Alan
It’s true that the hardware does not exist, but it is misleading to say that “the technology does not exist” because most people will interpret this as meaning that something cannot be done using standard commercial engineering practices.
Since we are talking aerospace, compare two examples:
·A new high-performance fire-fighting aircraft that could deliver 50 tons of water per pass.
·A hypersonic passenger aircraft with ram jet propulsion.
Neither exists today.
If you put together specs for the water bomber you could get multiple bids with performance guaranties from the big aircraft companies, and if someone (U.S. Forest service?) paid the bill you could reasonably expect that the aircraft be delivered and work more or less as expected.
Whereas, for the hypersonic passenger aircraft you could get companies to bid on engineering studies and test units, but not on a completed aircraft because no one knows how to do it, through the basic science is known.
I suspect most people would say that the technology “exists today” in the former case and not in the latter.
My recollection is that you have agreed with this clarification in previous discussions of this topic.
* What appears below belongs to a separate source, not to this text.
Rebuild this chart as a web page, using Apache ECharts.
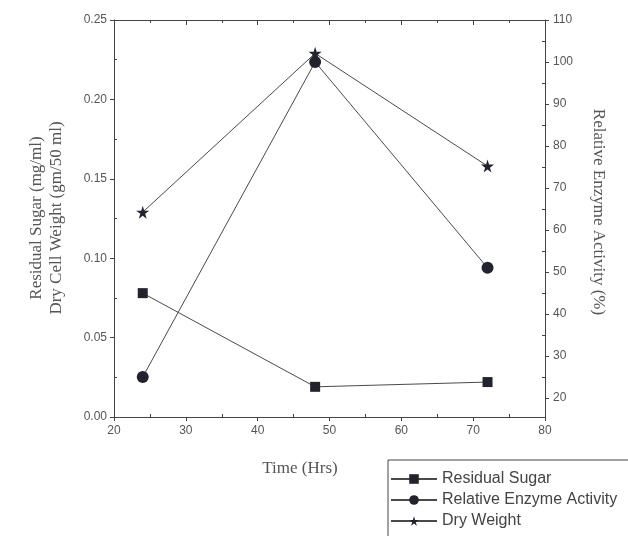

Have you changed your mind?
Now, turning to geo. Some of the technology does exist in the sense that you could procure the hardware in a few years. This is true of the modified business jet’s in the Aurora report but it’s not true of other systems we looked at like the sky-hose or the airships.
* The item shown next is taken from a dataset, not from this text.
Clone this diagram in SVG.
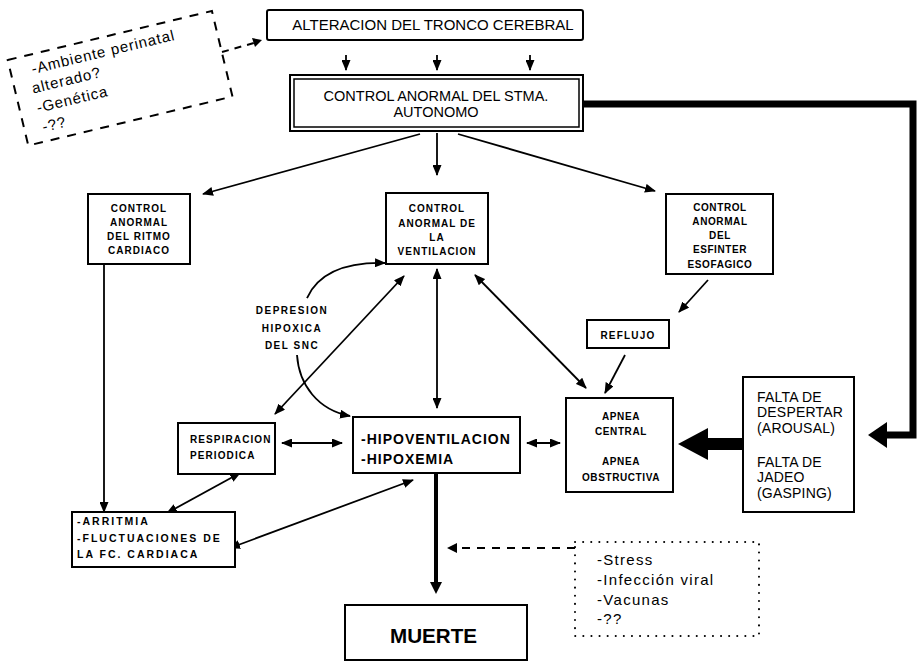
<svg xmlns="http://www.w3.org/2000/svg" width="917" height="663" viewBox="0 0 917 663">
<style>
.bx{fill:#fff;stroke:#000;stroke-width:2}
.ln{fill:none;stroke:#000;stroke-width:1.8}
.t{font-family:"Liberation Sans",Arial,sans-serif;fill:#000}
.sb{font-family:"Liberation Sans",Arial,sans-serif;font-weight:bold;font-size:10px;letter-spacing:1px;text-anchor:middle;fill:#000}
.sl{font-family:"Liberation Sans",Arial,sans-serif;font-weight:bold;font-size:10px;letter-spacing:1px;text-anchor:start;fill:#000}
.rg{font-family:"Liberation Sans",Arial,sans-serif;font-size:14px;fill:#000}
</style>
<defs>
<marker id="ah" markerUnits="userSpaceOnUse" markerWidth="11" markerHeight="9" refX="10" refY="4.5" orient="auto-start-reverse">
<path d="M0,0 L11,4.5 L0,9 z" fill="#000"/>
</marker>
</defs>
<rect width="917" height="663" fill="#fff"/>

<g id="connectors">
<path d="M222,52 L254,43" fill="none" stroke="#000" stroke-width="2" stroke-dasharray="7,6"/>
<polygon points="262,40 252,38 255,47" fill="#000"/>
<path class="ln" d="M346,55 V70" marker-end="url(#ah)"/>
<path class="ln" d="M437,55 V70" marker-end="url(#ah)"/>
<path class="ln" d="M530,55 V70" marker-end="url(#ah)"/>
<path class="ln" d="M437,133 V175" stroke-width="2.5" marker-end="url(#ah)"/>
<path class="ln" d="M420,134 L203,194" marker-end="url(#ah)"/>
<path class="ln" d="M458,134 L655,191" marker-end="url(#ah)"/>
<path d="M583,104 H913 V435 H885" fill="none" stroke="#000" stroke-width="7"/>
<polygon points="887,422 868,435 887,448" fill="#000"/>
<path class="ln" d="M104,264 V512" marker-end="url(#ah)"/>
<path class="ln" d="M437,269 V408" marker-start="url(#ah)" marker-end="url(#ah)"/>
<path class="ln" d="M404,276 L275,414" marker-start="url(#ah)" marker-end="url(#ah)"/>
<path class="ln" d="M475,275 L586,388" marker-start="url(#ah)" marker-end="url(#ah)"/>
<path class="ln" d="M307,298 C318,274 345,262 385,263" marker-end="url(#ah)"/>
<path class="ln" d="M297,355 C299,385 318,410 350,416" marker-end="url(#ah)"/>
<path class="ln" d="M708,280 L679,312" marker-end="url(#ah)"/>
<path class="ln" d="M625,355 L605,393" marker-end="url(#ah)"/>
<path class="ln" d="M282,443 H342" marker-start="url(#ah)" marker-end="url(#ah)"/>
<path class="ln" d="M527,443 H560" marker-start="url(#ah)" marker-end="url(#ah)"/>
<polygon points="743,438 708,438 708,428 678,444 708,460 708,450 743,450" fill="#000"/>
<path class="ln" d="M240,473 L167,513" marker-start="url(#ah)" marker-end="url(#ah)"/>
<path class="ln" d="M413,480 L230,548" marker-start="url(#ah)" marker-end="url(#ah)"/>
<path d="M436,473 V584" fill="none" stroke="#000" stroke-width="4"/>
<polygon points="430,582 442,582 436,594" fill="#000"/>
<path d="M575,548 H456" fill="none" stroke="#000" stroke-width="2" stroke-dasharray="8,7"/>
<polygon points="447,548 457,543 457,553" fill="#000"/>
</g>

<g id="factores-previos" transform="rotate(-13.5 119 78)">
<rect x="15" y="34.5" width="210" height="88" fill="none" stroke="#000" stroke-width="2" stroke-dasharray="9,8"/>
<text class="t" font-size="15" letter-spacing="0.9"><tspan x="36" y="54">-Ambiente perinatal</tspan><tspan x="32" y="73">alterado?</tspan><tspan x="32" y="93">-Genética</tspan><tspan x="33" y="113">-??</tspan></text>
</g>

<g id="alteracion-tronco">
<rect class="bx" x="267" y="10" width="316" height="30" rx="2"/>
<text class="t" x="433" y="30" font-size="15" text-anchor="middle">ALTERACION DEL TRONCO CEREBRAL</text>
</g>

<g id="control-autonomo">
<rect class="bx" x="290" y="75" width="293" height="56"/>
<rect x="294" y="79" width="285" height="48" fill="none" stroke="#000" stroke-width="1.5"/>
<text class="t" x="436" y="101" font-size="14.5" text-anchor="middle">CONTROL ANORMAL DEL STMA.</text>
<text class="t" x="436" y="117" font-size="14.5" text-anchor="middle">AUTONOMO</text>
</g>

<g id="ritmo-cardiaco">
<rect class="bx" x="88" y="194" width="102" height="70"/>
<text class="sb"><tspan x="139" y="212">CONTROL</tspan><tspan x="139" y="226">ANORMAL</tspan><tspan x="139" y="240">DEL RITMO</tspan><tspan x="139" y="254">CARDIACO</tspan></text>
</g>

<g id="ventilacion">
<rect class="bx" x="386" y="193" width="102" height="71"/>
<text class="sb"><tspan x="437" y="212">CONTROL</tspan><tspan x="437" y="227">ANORMAL DE</tspan><tspan x="437" y="241">LA</tspan><tspan x="437" y="255">VENTILACION</tspan></text>
</g>

<g id="esfinter">
<rect class="bx" x="666" y="194" width="107" height="80"/>
<text class="sb" style="letter-spacing:0.6px"><tspan x="720" y="211">CONTROL</tspan><tspan x="720" y="225">ANORMAL</tspan><tspan x="720" y="239">DEL</tspan><tspan x="720" y="253">ESFINTER</tspan><tspan x="720" y="268">ESOFAGICO</tspan></text>
</g>

<g id="depresion">
<text class="sb" style="letter-spacing:1.5px"><tspan x="292" y="314">DEPRESION</tspan><tspan x="292" y="332">HIPOXICA</tspan><tspan x="292" y="349">DEL SNC</tspan></text>
</g>

<g id="reflujo">
<rect class="bx" x="587" y="320" width="82" height="28"/>
<text class="sb" x="628" y="339" style="letter-spacing:1.2px">REFLUJO</text>
</g>

<g id="apnea">
<rect class="bx" x="566" y="398" width="107" height="94"/>
<text class="sb" style="letter-spacing:0.6px"><tspan x="621" y="420">APNEA</tspan><tspan x="621" y="435">CENTRAL</tspan><tspan x="621" y="465">APNEA</tspan><tspan x="621" y="481">OBSTRUCTIVA</tspan></text>
</g>

<g id="falta">
<rect class="bx" x="743" y="377" width="111" height="135"/>
<text class="rg" letter-spacing="0.2"><tspan x="757" y="402">FALTA DE</tspan><tspan x="757" y="417">DESPERTAR</tspan><tspan x="757" y="433">(AROUSAL)</tspan><tspan x="757" y="467">FALTA DE</tspan><tspan x="757" y="482">JADEO</tspan><tspan x="757" y="498">(GASPING)</tspan></text>
</g>

<g id="respiracion">
<rect class="bx" x="178" y="423" width="97" height="51"/>
<text class="sl" style="letter-spacing:1.1px"><tspan x="190" y="443">RESPIRACION</tspan><tspan x="190" y="459">PERIODICA</tspan></text>
</g>

<g id="hipoventilacion">
<rect class="bx" x="353" y="417" width="167" height="56"/>
<text class="t" font-size="14" font-weight="bold" letter-spacing="1"><tspan x="361" y="444">-HIPOVENTILACION</tspan><tspan x="361" y="464">-HIPOXEMIA</tspan></text>
</g>

<g id="arritmia">
<rect class="bx" x="72" y="512" width="163" height="55"/>
<text class="sl" style="font-size:10.5px;letter-spacing:2px"><tspan x="77" y="525">-ARRITMIA</tspan><tspan x="77" y="542">-FLUCTUACIONES DE</tspan><tspan x="77" y="558">LA FC. CARDIACA</tspan></text>
</g>

<g id="muerte">
<rect class="bx" x="345" y="605" width="182" height="55"/>
<text class="t" x="390" y="643" font-size="21" font-weight="bold" textLength="87" lengthAdjust="spacingAndGlyphs">MUERTE</text>
</g>

<g id="factores-desencadenantes">
<rect x="575" y="542" width="184" height="94" fill="none" stroke="#000" stroke-width="2" stroke-dasharray="0.1,8" stroke-linecap="round"/>
<text class="t" font-size="15" letter-spacing="1.3"><tspan x="597" y="565">-Stress</tspan><tspan x="597" y="585">-Infección viral</tspan><tspan x="597" y="605">-Vacunas</tspan><tspan x="597" y="624">-??</tspan></text>
</g>
</svg>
Your comments about sulfur compounds ignore very large differences between the chemicals.
H2S is toxic at a few hundred ppm. The idea of using large quantities of it in an aircraft or in balloons (as proposed in your paper) seems to me highly implausible. The risks to operators and the public would be very large. That’s why we ignored that option in our paper.
H2SO4 is routinely handled in industry today, it’s one of the most common industrial chemicals.
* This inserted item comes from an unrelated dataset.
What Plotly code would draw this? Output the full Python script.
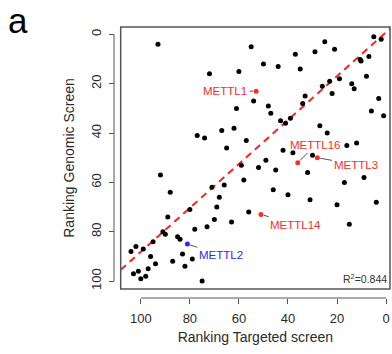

We proposed transporting S to the stratosphere (low mass and very easy to manage) and converting to SO3 in situ. We talked to a leading firm that engineers H2SO4 plants about designing a conversion system suitable for an aircraft and concluded that it was plausible using current technology.
My view is that technology needed to begin putting sulfates in the stratosphere does exist today in the sense I have defined here. Of course some more speculative technology does not exist, but so what?
Here is what I say in “A case for engineering the climate” (forthcoming from MIT press and available for pre-order at
Amazon now, please excuse the self-promotion).
One could in principle use existing aircraft such as jet fighters, but modern business jets are more efficient and much cheaper. A stock Gulfstream G650, a top-of-the-line business jet, cruises at altitudes up to 50,000 feet. If a G650 were retrofitted with a low-bypass military engine such as the Pratt & Whitney F100, it could lift a payload of 13 tons to 60,000 feet, an altitude that would likely be adequate for the minimal deployment. A fleet of just twenty aircraft acquired within a few years at a cost of $1.5 billion should enable sufficient radiative forcing to produce large-scale climatic effects that were just barely detectable.
The requisite deployment technology does not exist as ready-to-go hardware today, but it could be supplied by any number of vendors using what the aerospace industry calls commercial off-the-shelf technology. We could build the deployment hardware far more quickly than we likely could develop the rest of the science, engineering, and governance required to begin deployment of geoengineering. In this sense that one can say that the technology exists today.
This is not an argument for or against immediate deployment. It is simply a statement of capability.
Do you stand behind the statements you made in the article?